“O tempo de
Bolsonaro
Por William
Waack
No universo da
física newtoniana no qual vivemos o tempo tem uma medida padrão igual para todo
mundo. Não é a que vale para os cem dias de Jair Bolsonaro na Presidência. O
tempo da política nem sempre combina com a duração das unidades do tempo
cronológico. Para o atual governo, o tempo subjetivo correu muito mais rápido.
Essa rapidez na
passagem do “tempo político” é em função de dois fenômenos separados, mas que
andam de mãos dadas. Um é o grau de expectativa do público em geral frente ao
governo que prometeu mudar o País em prazo recorde. O outro é o grau de
intolerância e descrédito com que o mesmo público em geral encara a política.
Jair Bolsonaro incentivou e continua incentivando os dois fenômenos.
Não adianta,
como integrantes do governo tentam, enumerar medidas, decretos, projetos,
propostas ou nomeações como forma de “provar” que as coisas andaram rápido. Nem
adianta se queixar de “impaciência” por parte de milhões de pessoas que
abraçaram a forte ilusão, reiterada em campanha eleitoral, segundo a qual o
capitão resolveria logo o pelotão de problemas.
Serve menos
ainda no atual ambiente político argumentar – tema recorrente nas redes sociais
mantidas em estado de permanente efervescência – que o governo herdou um País
arrebentado por sucessivas administrações perdulárias.

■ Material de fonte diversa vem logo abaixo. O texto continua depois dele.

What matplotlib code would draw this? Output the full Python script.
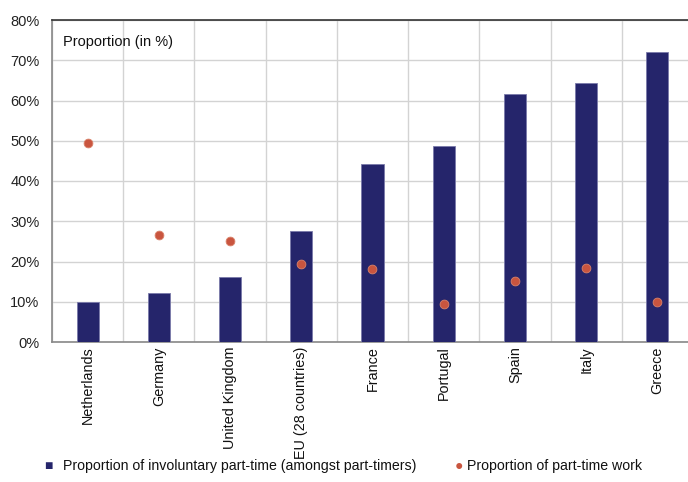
import matplotlib
matplotlib.use("Agg")
import matplotlib.pyplot as plt
import numpy as np

plt.rcParams['font.family'] = ['Liberation Sans', 'DejaVu Sans']

countries = ["Netherlands", "Germany", "United Kingdom", "EU (28 countries)",
             "France", "Portugal", "Spain", "Italy", "Greece"]
involuntary_pt = [9.9, 12.1, 16.1, 27.7, 44.2, 48.7, 61.7, 64.3, 72.0]
parttime_share = [49.5, 26.6, 25.0, 19.5, 18.1, 9.4, 15.1, 18.5, 9.9]
y_ticks = [0, 10, 20, 30, 40, 50, 60, 70, 80]

bar_color = "#25256b"
dot_color = "#c9553f"

W, H = 688, 482
fig = plt.figure(figsize=(W / 100, H / 100), dpi=100)
ax = fig.add_axes([52 / W, 140 / H, (693 - 52) / W, (342 - 20) / H])

x = np.arange(len(countries))
ax.bar(x, involuntary_pt, width=0.31, color=bar_color, edgecolor="#7a7aaa",
       linewidth=0.6, zorder=3)
ax.scatter(x, parttime_share, s=40, color=dot_color, edgecolor="#d9826a",
           linewidth=0.6, zorder=4)

ax.set_xlim(-0.5, len(countries) - 0.5)
ax.set_ylim(0, 80)
ax.set_yticks(y_ticks)
ax.set_yticklabels([f"{v}%" for v in y_ticks], fontsize=10.5, color="#222222")
ax.set_xticks(x)
ax.set_xticklabels(countries, rotation=90, fontsize=10.4, color="#111111",
                   va="top", ha="center")
ax.set_xticks(np.arange(len(countries) + 1) - 0.5, minor=True)
ax.tick_params(axis="both", which="both", length=0)
ax.tick_params(axis="x", pad=3)
ax.tick_params(axis="y", pad=9)

ax.grid(axis="y", color="#d3d3d3", linewidth=1.0, zorder=0)
ax.grid(axis="x", which="minor", color="#d3d3d3", linewidth=1.0, zorder=0)
ax.grid(axis="x", which="major", visible=False)
ax.set_axisbelow(True)

ax.spines["right"].set_visible(False)
ax.spines["top"].set_color("#333333")
ax.spines["top"].set_linewidth(1.2)
ax.spines["left"].set_color("#888888")
ax.spines["left"].set_linewidth(1.2)
ax.spines["bottom"].set_color("#888888")
ax.spines["bottom"].set_linewidth(1.2)

# axis caption inside the plot area (pixel positions measured from the top)
fig.text(63 / W, 1 - 42 / H, "Proportion (in %)",
         fontsize=10.5, color="#111111", va="center", ha="left")

# legend row along the bottom
leg_y = 1 - 466 / H
fig.text(44 / W, leg_y, "\u25a0", fontsize=10, color=bar_color,
         va="center", ha="left")
fig.text(63 / W, leg_y,
         "Proportion of involuntary part-time (amongst part-timers)",
         fontsize=10.2, color="#111111", va="center", ha="left")
fig.text(459 / W, leg_y, "\u25cf", fontsize=10, color=dot_color,
         va="center", ha="center")
fig.text(467 / W, leg_y, "Proportion of part-time work",
         fontsize=10.2, color="#111111", va="center", ha="left")

fig.savefig("out.png", dpi=100)
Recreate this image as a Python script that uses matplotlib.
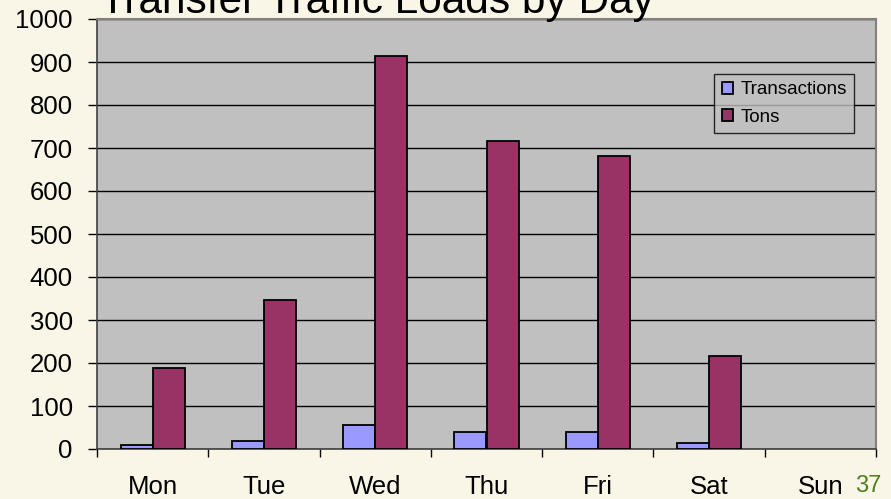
import numpy as np
import matplotlib.pyplot as plt

plt.rcParams['font.family'] = ['Liberation Sans', 'DejaVu Sans']

days = ['Mon', 'Tue', 'Wed', 'Thu', 'Fri', 'Sat', 'Sun']
transactions = [9, 19, 56, 40, 40, 13, 0]
tons = [188, 347, 914, 716, 681, 216, 0]

bg = '#f9f6e7'
fig = plt.figure(figsize=(8.91, 4.99), dpi=100, facecolor=bg)
ax = fig.add_axes([97/891, 50/499, 779/891, 430/499])
ax.set_facecolor('#c0c0c0')

x = np.arange(len(days))
w = 0.288
b1 = ax.bar(x - w/2, transactions, w, color='#9999ff', edgecolor='black', linewidth=1.3,
            label='Transactions', zorder=3)
b2 = ax.bar(x + w/2, tons, w, color='#993366', edgecolor='black', linewidth=1.3,
            label='Tons', zorder=3)
# empty days show no bar outline
for bars, vals in [(b1, transactions), (b2, tons)]:
    for p, v in zip(bars, vals):
        if v == 0:
            p.set_visible(False)

ax.set_xlim(-0.5, len(days) - 0.5)
ax.set_ylim(0, 1000)
ax.set_yticks(range(0, 1001, 100))
ax.yaxis.grid(True, color='black', linewidth=1, zorder=0)
ax.tick_params(axis='y', labelsize=18.5, length=6.5, width=1, pad=11)

ax.set_xticks(x)
ax.set_xticklabels(days, fontsize=18.5)
ax.tick_params(axis='x', length=0, pad=18.5)
ax.set_xticks(np.arange(-0.5, len(days)), minor=True)
ax.tick_params(axis='x', which='minor', length=6, width=1)

for s in ['top', 'right']:
    ax.spines[s].set_color('#808080')
    ax.spines[s].set_linewidth(1.5)
for s in ['left', 'bottom']:
    ax.spines[s].set_color('#404040')
    ax.spines[s].set_linewidth(1.2)

leg = ax.legend(loc='upper left', bbox_to_anchor=((714 - 97) / 779, (449 - 74) / 430),
                fontsize=13.5, frameon=True, fancybox=False, edgecolor='black',
                facecolor='#c0c0c0', handlelength=0.6, handleheight=0.6,
                handletextpad=0.4, borderpad=0.4, labelspacing=0.55,
                borderaxespad=0)
leg.get_frame().set_linewidth(1)

fig.text(100/891, 1 - 13/499, 'Transfer Traffic Loads by Day', fontsize=30.5,
         ha='left', va='baseline')
fig.text(868/891, 7/499, '37', fontsize=17, color='#4f7f1f', ha='center', va='baseline')

fig.savefig('out.png', dpi=100, facecolor=bg)
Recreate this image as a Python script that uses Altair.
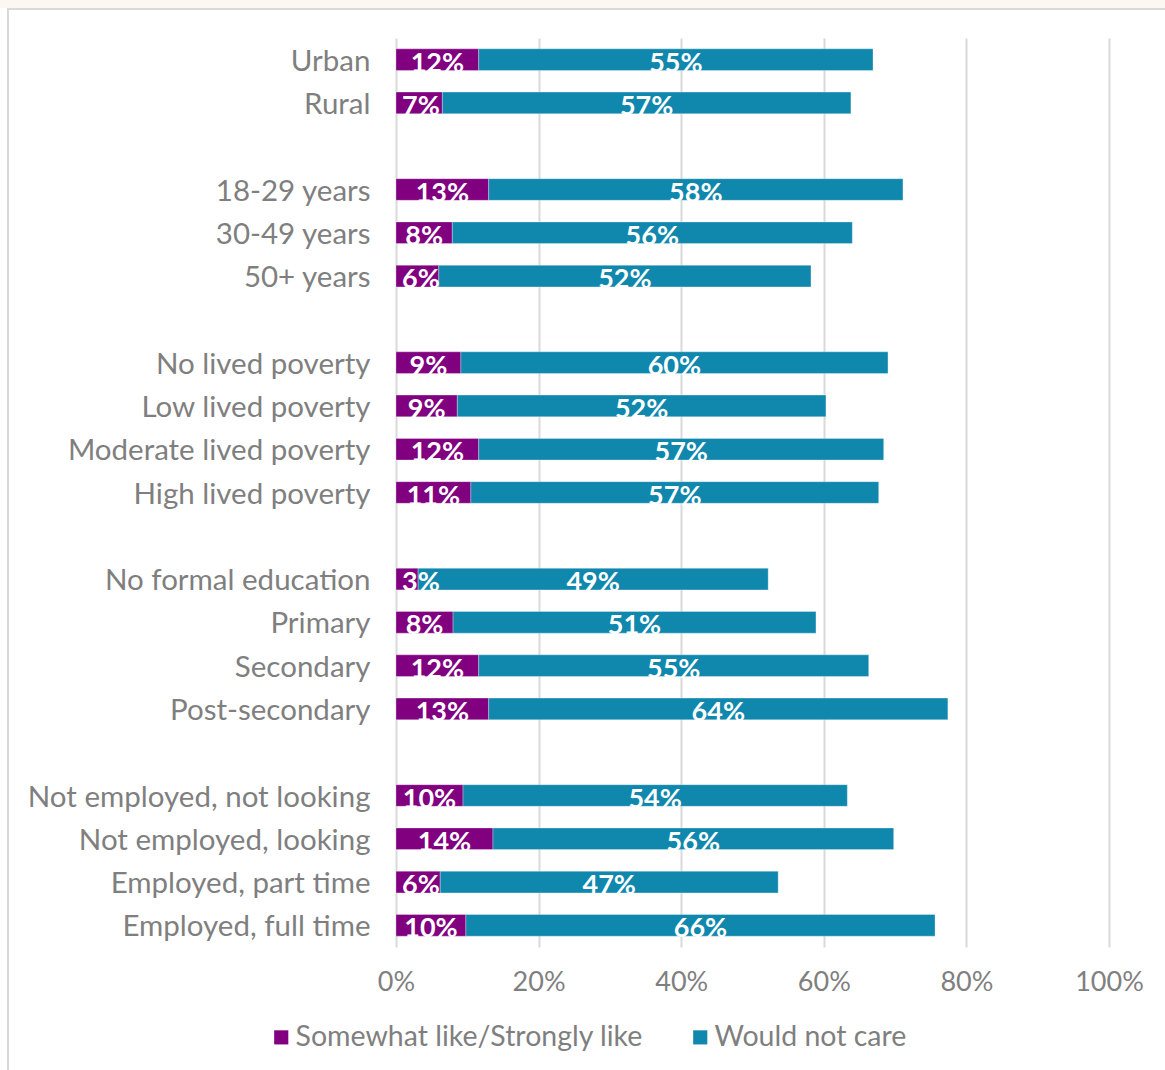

E que dez, ou 20, ou 30
anos de incompetência não se revertem em uns três meses. É como esperar que o
apego subjetivo e emocional à esperança de mudança imediata seja transformado
numa postura calma e racional por quem grita há meses “temos de acabar com tudo
o que está aí”.
São conhecidos e
foram tratados exaustivamente por toda parte os problemas do governo para lutar
na batalha da comunicação, na articulação política para aprovação de reformas,
na coordenação de suas prioridades, no estabelecimento de estratégias, na
escolha entre as diversas (e até antagônicas) forças políticas que o sustentam
– nisso incluindo a personalidade do presidente e a influência aberta ou velada
de entes familiares que o cercam.
Em parte as
dificuldades resultam de frases de campanha eleitoral que se transformaram em
armadilhas conceituais. A principal delas é a diferenciação, totalmente falsa,
entre “velha” e “nova” política, quando o que existe é política, à qual pode se
dedicar um governante com maior ou menor competência. Em parte as mesmas
dificuldades resultam do famoso “modo negação”: é quando o governante,
relutando em enfrentar os dados da realidade, atribui a um sujeito oculto ou a
uma nebulosa conspiração os obstáculos que não consegue superar (como articular
eficientemente uma base de apoio no Legislativo, por exemplo).
Mas talvez a
maior dificuldade tenha sido encarar o fato de que o tempo, especialmente o
psicológico, mas também o cronológico –, está trabalhando contra, e não a favor
do capital político conquistado com a vitória eleitoral em 2018. Há uma urgente
necessidade de se atacar questões de curtíssimo prazo e enorme impacto, como a
da reforma da Previdência, que não parece refletida na organização e
coordenação dos esforços políticos do governo – notório, até aqui, em dissipar
parte da energia em temas irrelevantes para lidar com um sufoco como o da crise
fiscal.
Um dos efeitos –
positivo do ponto de vista da necessidade de aprovação de reformas
estruturantes – desse período inicial de impaciência e franca intolerância é a
mobilização de várias camadas de elites (política, militar e empresarial) para
dar um sentido e direção práticos ao que o governo prometeu fazer e, na
percepção generalizada, está gastando tempo subjetivo demais. É a promessa de
libertar um país de suas próprias amarras.”